CHAPEL HILL, N.C. – North Carolina basketball coach Roy Williams and his wife Wanda grew up in early 1960s America, a time when parents chided kids for not finishing their dinner with an indirect reference to the Great Chinese Famine.
“There are 800 million people starving in Red China!”
Well, he and his wife have lived long enough to the see the once impoverished Chinese economy under ruthless communist dictator Mao Zedong evolve. It is a thriving 21st century economic powerhouse with a populace that loves basketball.
On Sunday, Roy and Wanda traveled to their 1960s roots in western North Carolina’s mountains to celebrate Wanda’s father’s 95th birthday.
On Monday, Williams was back in Chapel Hill answering questions about his No. 8-ranked Tar Heels facing No. 1 Duke at 9 p.m. Wednesday at Cameron Indoor Stadium in Durham. Among the questions was some from a TV crew representing a Chinese network based in Beijing, Sina Sports.
“Hi, coach, I’m from China,” interjected a reporter midway through the session. “A lot of people in China are fans of college basketball. They’re into the rivalry with UNC and Duke. How would you describe the rivalry to Chinese people if you could use one word?”
Oh, how the world has changed. From Tobacco Road, an out-of-date term for 21st century ACC basketball, to “The World is Flat,” the title of Thomas Friedman’s 2005 book on the Internet instantly connecting continents.
China’s 1.3 billion people are starved for basketball.
First it was the NBA, thanks to 1992 USA Olympic Dream Team, followed by the Internet and digital world making games readily accessible around the globe. Then Yao Ming, China’s colossal 7-foot-6 star with the Houston Rockets, who played eight NBA seasons until 2011.
The NBA has surpassed soccer as the most popular sports league in China, according to multiple sports business reports. There are 300 million Chinese playing basketball, roughly the entire United States population
Now, it’s the college game the Chinese have added to their basketball appetite.
“Oh, one word,” Williams said before pausing to ponder the question.
“No … I don’t want to use that word,” he said to a roomful of laughter before he continued thinking.
“Vicious. It is two teams going at each other as hard as they can go. They want to win. It’s a healthy. I’ve never thought anything dirty, but they are vicious contents. Part of it is they’re 10 miles apart and how we (the programs) believe in many of the same things. The rivalry has been around for a long time. In families one goes to Duke and one goes to North Carolina. It’s pretty ingrained. It’s vicious, but not on the dirty side.”
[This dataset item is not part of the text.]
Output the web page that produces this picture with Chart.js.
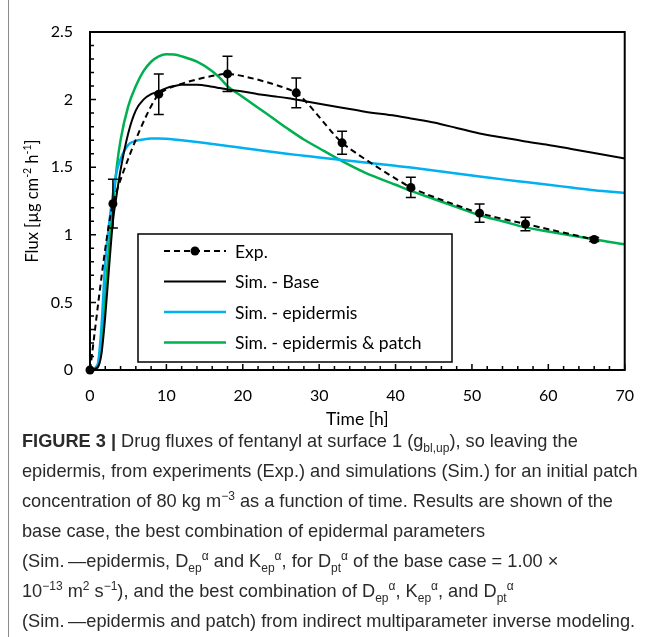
<!DOCTYPE html>
<html>
<head>
<meta charset="utf-8">
<script src="https://cdn.jsdelivr.net/npm/chart.js@4.4.0/dist/chart.umd.min.js"></script>
<style>
  html, body { margin: 0; padding: 0; background: #fff; }
  #wrap { position: relative; width: 650px; height: 637px; overflow: hidden; }
  #frame { position: absolute; left: 8px; top: 0; width: 1px; height: 637px; background: #8c8c8c; }
  #chart { position: absolute; left: 0; top: 0; }
  #caption {
    position: absolute; left: 22px; top: 426px;
    font-family: "Liberation Sans", Arial, sans-serif; font-size: 18.2px; line-height: 30px;
    color: #2a2a2a; white-space: nowrap;
  }
  #caption sub, #caption sup { font-size: 66%; line-height: 0; }
</style>
</head>
<body>
<div id="wrap">
  <div id="frame"></div>
  <canvas id="chart" width="650" height="430"></canvas>
  <div id="caption">
    <b>FIGURE 3 |</b> Drug fluxes of fentanyl at surface 1 (g<sub>bl,up</sub>), so leaving the<br>
    epidermis, from experiments (Exp.) and simulations (Sim.) for an initial patch<br>
    concentration of 80 kg m<sup>−3</sup> as a function of time. Results are shown of the<br>
    base case, the best combination of epidermal parameters<br>
    (Sim.&thinsp;—epidermis, D<sub>ep</sub><sup>α</sup> and K<sub>ep</sub><sup>α</sup>, for D<sub>pt</sub><sup>α</sup> of the base case = 1.00 ×<br>
    10<sup>−13</sup> m<sup>2</sup> s<sup>−1</sup>), and the best combination of D<sub>ep</sub><sup>α</sup>, K<sub>ep</sub><sup>α</sup>, and D<sub>pt</sub><sup>α</sup><br>
    (Sim.&thinsp;—epidermis and patch) from indirect multiparameter inverse modeling.
  </div>
</div>
<script>
// experimental points (h, µg cm-2 h-1) with error bars
const expTime = [0, 3, 9, 18, 27, 33, 42, 51, 57, 66];
const expFlux = [0, 1.23, 2.04, 2.19, 2.05, 1.68, 1.35, 1.16, 1.08, 0.965];
const expErr  = [0, 0.18, 0.15, 0.13, 0.11, 0.085, 0.075, 0.068, 0.05, 0.015];

// simulation curves
const simTime = [0, 1, 1.5, 2, 2.5, 3, 3.5, 4, 5, 6, 7, 8, 9, 10, 11, 12, 14, 16, 17, 18, 20, 22, 24, 26, 28, 30, 33, 36, 40, 42, 45, 48, 51, 54, 57, 60, 63, 66, 70];
const baseFlux = [0, 0.02, 0.12, 0.4, 0.76, 1.1, 1.3, 1.48, 1.75, 1.92, 2.0, 2.04, 2.06, 2.085, 2.1, 2.11, 2.11, 2.095, 2.085, 2.075, 2.06, 2.04, 2.025, 2.01, 1.99, 1.97, 1.94, 1.91, 1.88, 1.86, 1.83, 1.79, 1.75, 1.72, 1.69, 1.665, 1.635, 1.605, 1.565];
const epiFlux = [0, 0.04, 0.32, 0.8, 1.08, 1.3, 1.47, 1.56, 1.665, 1.695, 1.705, 1.712, 1.713, 1.71, 1.705, 1.699, 1.686, 1.672, 1.665, 1.657, 1.642, 1.627, 1.612, 1.598, 1.585, 1.572, 1.553, 1.535, 1.51, 1.497, 1.475, 1.453, 1.432, 1.41, 1.39, 1.37, 1.35, 1.33, 1.31];
const patchFlux = [0, 0.02, 0.2, 0.55, 0.92, 1.2, 1.5, 1.7, 1.95, 2.1, 2.21, 2.28, 2.32, 2.335, 2.333, 2.32, 2.28, 2.21, 2.16, 2.1, 2.02, 1.94, 1.86, 1.78, 1.705, 1.64, 1.545, 1.46, 1.37, 1.325, 1.265, 1.205, 1.145, 1.1, 1.055, 1.025, 0.995, 0.965, 0.93];

const seriesNames = ['Exp.', 'Sim. - Base', 'Sim. - epidermis', 'Sim. - epidermis & patch'];
const xTicks = [0, 10, 20, 30, 40, 50, 60, 70];
const yTicks = [0, 0.5, 1, 1.5, 2, 2.5];

const FONT = 'Lato, "Open Sans", sans-serif';
const pts = (xs, ys) => xs.map((t, i) => ({ x: t, y: ys[i] }));

const decor = {
  id: 'decor',
  afterDatasetsDraw(chart) {
    const { ctx, scales: { x, y } } = chart;
    ctx.save();
    ctx.strokeStyle = '#000';
    ctx.lineWidth = 1.5;
    expTime.forEach((t, i) => {
      if (!expErr[i]) return;
      const px = x.getPixelForValue(t);
      const top = y.getPixelForValue(expFlux[i] + expErr[i]);
      const bot = y.getPixelForValue(expFlux[i] - expErr[i]);
      ctx.beginPath();
      ctx.moveTo(px, top); ctx.lineTo(px, bot);
      ctx.moveTo(px - 5, top); ctx.lineTo(px + 5, top);
      ctx.moveTo(px - 5, bot); ctx.lineTo(px + 5, bot);
      ctx.stroke();
    });
    ctx.restore();
  },
  afterDraw(chart) {
    const { ctx, chartArea: a, scales: { x, y } } = chart;
    ctx.save();

    // plot frame
    ctx.strokeStyle = '#000';
    ctx.lineWidth = 2;
    ctx.strokeRect(a.left, a.top, a.right - a.left, a.bottom - a.top);

    // inside tick marks
    ctx.lineWidth = 1.5;
    ctx.beginPath();
    for (let v = 0; v <= 70; v += 2) {
      const px = x.getPixelForValue(v);
      const len = v % 10 === 0 ? 6 : 4;
      ctx.moveTo(px, a.bottom); ctx.lineTo(px, a.bottom - len);
    }
    for (let k = 0; k <= 25; k++) {
      const py = y.getPixelForValue(k / 10);
      const len = k % 5 === 0 ? 6 : 4;
      ctx.moveTo(a.left, py); ctx.lineTo(a.left + len, py);
    }
    ctx.stroke();

    // legend
    const lx = a.left + 48, ly = a.top + 202, lw = 314, lh = 128;
    ctx.fillStyle = '#fff';
    ctx.fillRect(lx, ly, lw, lh);
    ctx.lineWidth = 1.5;
    ctx.strokeStyle = '#000';
    ctx.strokeRect(lx, ly, lw, lh);
    ctx.font = '17.5px ' + FONT;
    ctx.textBaseline = 'middle';
    chart.data.datasets.forEach((ds, i) => {
      const cy = ly + 17 + i * 30.5;
      ctx.save();
      ctx.strokeStyle = ds.borderColor;
      ctx.lineWidth = ds.borderWidth;
      ctx.setLineDash(ds.borderDash || []);
      ctx.beginPath();
      ctx.moveTo(lx + 26, cy); ctx.lineTo(lx + 88, cy);
      ctx.stroke();
      if (ds.pointRadius) {
        ctx.fillStyle = ds.pointBackgroundColor;
        ctx.beginPath();
        ctx.arc(lx + 57, cy, ds.pointRadius, 0, Math.PI * 2);
        ctx.fill();
      }
      ctx.restore();
      ctx.fillStyle = '#000';
      ctx.fillText(ds.label, lx + 97, cy + 1);
    });

    // axis titles
    ctx.fillStyle = '#000';
    ctx.textBaseline = 'middle';
    ctx.textAlign = 'center';
    ctx.font = '17.5px ' + FONT;
    ctx.fillText('Time [h]', (a.left + a.right) / 2, 419);

    const parts = [['Flux [µg cm', 0], ['-2', 1], [' h', 0], ['-1', 1], [']', 0]];
    const big = '16.5px ' + FONT, small = '10.5px ' + FONT;
    let total = 0;
    parts.forEach(([s, sup]) => { ctx.font = sup ? small : big; total += ctx.measureText(s).width; });
    ctx.translate(33, (a.top + a.bottom) / 2);
    ctx.rotate(-Math.PI / 2);
    ctx.textAlign = 'left';
    let cx = -total / 2;
    parts.forEach(([s, sup]) => {
      ctx.font = sup ? small : big;
      ctx.fillText(s, cx, sup ? -5 : 0);
      cx += ctx.measureText(s).width;
    });
    ctx.restore();
  }
};

new Chart(document.getElementById('chart').getContext('2d'), {
  type: 'scatter',
  data: {
    datasets: [
      {
        label: seriesNames[0],
        data: pts(expTime, expFlux),
        showLine: true,
        borderColor: '#000',
        borderWidth: 2,
        borderDash: [6, 4],
        pointRadius: 4.5,
        pointBackgroundColor: '#000',
        pointBorderWidth: 0,
        tension: 0.18,
        clip: false
      },
      {
        label: seriesNames[1],
        data: pts(simTime, baseFlux),
        showLine: true,
        borderColor: '#000',
        borderWidth: 2,
        pointRadius: 0,
        cubicInterpolationMode: 'monotone'
      },
      {
        label: seriesNames[2],
        data: pts(simTime, epiFlux),
        showLine: true,
        borderColor: '#00b0f0',
        borderWidth: 2.5,
        pointRadius: 0,
        cubicInterpolationMode: 'monotone'
      },
      {
        label: seriesNames[3],
        data: pts(simTime, patchFlux),
        showLine: true,
        borderColor: '#00b050',
        borderWidth: 2.5,
        pointRadius: 0,
        cubicInterpolationMode: 'monotone'
      }
    ]
  },
  options: {
    responsive: false,
    animation: false,
    layout: { padding: { top: 32, right: 13, left: 0, bottom: 0 } },
    plugins: { legend: { display: false }, tooltip: { enabled: false } },
    scales: {
      x: {
        type: 'linear', min: 0, max: 70,
        afterBuildTicks: s => { s.ticks = xTicks.map(v => ({ value: v })); },
        ticks: { padding: 16, color: '#000', font: { family: FONT, size: 16 }, callback: v => String(v) },
        grid: { display: false, drawTicks: false },
        border: { display: false },
        afterFit: s => { s.height = 60; }
      },
      y: {
        type: 'linear', min: 0, max: 2.5,
        afterBuildTicks: s => { s.ticks = yTicks.map(v => ({ value: v })); },
        ticks: { padding: 17, color: '#000', font: { family: FONT, size: 16 }, callback: v => String(v) },
        grid: { display: false, drawTicks: false },
        border: { display: false },
        afterFit: s => { s.width = 90; }
      }
    }
  },
  plugins: [decor]
});
</script>
</body>
</html>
Little Roy of the 1960s ended up on Chinese TV as Ol’ Roy at age 68 describing the Battle of the Blues.
The crew later asked North Carolina players the same question before practice at the Dean Dome.
“Intensity,” chose Cam Johnson, a 6-9 graduate student guard. “There’s the amount of times the rivalry has been played. You see the bloody pictures of Tyler Hansbrough
and Eric Montross. You see that it really means something. The intensity is ratcheted up a notch.”
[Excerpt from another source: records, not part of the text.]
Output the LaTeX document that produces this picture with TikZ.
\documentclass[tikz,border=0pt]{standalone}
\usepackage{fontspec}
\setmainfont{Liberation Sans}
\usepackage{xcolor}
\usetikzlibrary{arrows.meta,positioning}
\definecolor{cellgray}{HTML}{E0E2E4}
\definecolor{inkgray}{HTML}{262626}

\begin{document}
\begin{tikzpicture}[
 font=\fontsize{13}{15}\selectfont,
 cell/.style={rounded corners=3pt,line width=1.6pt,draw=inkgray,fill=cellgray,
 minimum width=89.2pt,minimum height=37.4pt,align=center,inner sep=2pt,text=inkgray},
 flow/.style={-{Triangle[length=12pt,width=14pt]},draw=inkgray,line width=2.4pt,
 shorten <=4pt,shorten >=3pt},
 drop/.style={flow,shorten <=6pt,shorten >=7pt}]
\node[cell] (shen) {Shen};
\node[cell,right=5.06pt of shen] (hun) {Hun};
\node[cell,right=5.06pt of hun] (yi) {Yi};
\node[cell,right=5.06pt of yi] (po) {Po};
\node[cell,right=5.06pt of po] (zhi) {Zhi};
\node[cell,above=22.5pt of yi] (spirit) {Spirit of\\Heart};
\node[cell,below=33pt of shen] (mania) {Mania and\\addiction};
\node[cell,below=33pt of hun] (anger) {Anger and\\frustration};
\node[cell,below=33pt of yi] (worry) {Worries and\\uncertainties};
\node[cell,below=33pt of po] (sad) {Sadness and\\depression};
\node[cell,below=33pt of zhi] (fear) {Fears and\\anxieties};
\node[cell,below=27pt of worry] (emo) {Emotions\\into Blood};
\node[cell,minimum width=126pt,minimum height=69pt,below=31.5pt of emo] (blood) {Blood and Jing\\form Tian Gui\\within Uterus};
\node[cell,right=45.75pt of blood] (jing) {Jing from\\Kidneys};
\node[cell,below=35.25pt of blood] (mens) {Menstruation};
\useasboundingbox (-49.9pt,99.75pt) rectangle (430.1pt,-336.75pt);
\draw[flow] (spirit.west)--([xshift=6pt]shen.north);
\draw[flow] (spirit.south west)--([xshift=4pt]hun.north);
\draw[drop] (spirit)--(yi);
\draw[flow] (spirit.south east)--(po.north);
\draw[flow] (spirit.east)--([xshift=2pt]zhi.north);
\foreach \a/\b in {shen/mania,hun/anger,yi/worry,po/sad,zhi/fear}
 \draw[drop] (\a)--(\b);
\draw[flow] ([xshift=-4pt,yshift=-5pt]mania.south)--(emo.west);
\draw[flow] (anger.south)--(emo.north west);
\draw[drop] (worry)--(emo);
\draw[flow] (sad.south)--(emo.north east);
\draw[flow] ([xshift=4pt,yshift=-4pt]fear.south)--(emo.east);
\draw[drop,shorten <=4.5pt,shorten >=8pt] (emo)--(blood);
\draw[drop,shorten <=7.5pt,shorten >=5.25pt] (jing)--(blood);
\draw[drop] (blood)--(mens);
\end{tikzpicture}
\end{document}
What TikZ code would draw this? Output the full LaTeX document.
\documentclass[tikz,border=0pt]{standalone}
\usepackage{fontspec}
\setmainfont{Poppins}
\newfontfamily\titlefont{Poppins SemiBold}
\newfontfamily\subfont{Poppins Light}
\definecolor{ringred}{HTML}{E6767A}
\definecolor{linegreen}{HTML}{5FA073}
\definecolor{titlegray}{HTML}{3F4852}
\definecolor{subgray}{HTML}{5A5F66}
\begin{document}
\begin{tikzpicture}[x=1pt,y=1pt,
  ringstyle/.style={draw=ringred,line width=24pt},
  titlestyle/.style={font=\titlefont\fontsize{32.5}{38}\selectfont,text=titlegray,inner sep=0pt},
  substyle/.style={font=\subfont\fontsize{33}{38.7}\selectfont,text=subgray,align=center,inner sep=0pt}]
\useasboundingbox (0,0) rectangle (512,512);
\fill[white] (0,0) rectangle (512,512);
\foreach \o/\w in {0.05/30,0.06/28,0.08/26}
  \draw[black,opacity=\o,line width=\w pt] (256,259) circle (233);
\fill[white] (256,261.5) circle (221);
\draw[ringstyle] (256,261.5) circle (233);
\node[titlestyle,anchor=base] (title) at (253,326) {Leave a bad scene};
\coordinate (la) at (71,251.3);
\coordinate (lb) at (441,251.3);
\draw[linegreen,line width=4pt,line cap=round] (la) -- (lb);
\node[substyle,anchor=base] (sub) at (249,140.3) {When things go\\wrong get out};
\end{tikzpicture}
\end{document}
Luke Maye, a 6-8 senior forward, couldn’t settle on one word.
“It’s hard to put in one word, but I’ll say this rivalry is all about excitement, it’s all about fight it’s all about grit. There are so many words to describe the passion.”
All across China, basketball fans are following the Carolina-Duke rivalry while having vicious has been translated to ‘edu,” intensity to “qiangudu,” and excitement to “Jidong.”
In a flat world, the Carolina-Duke rivalry has rolled across the globe.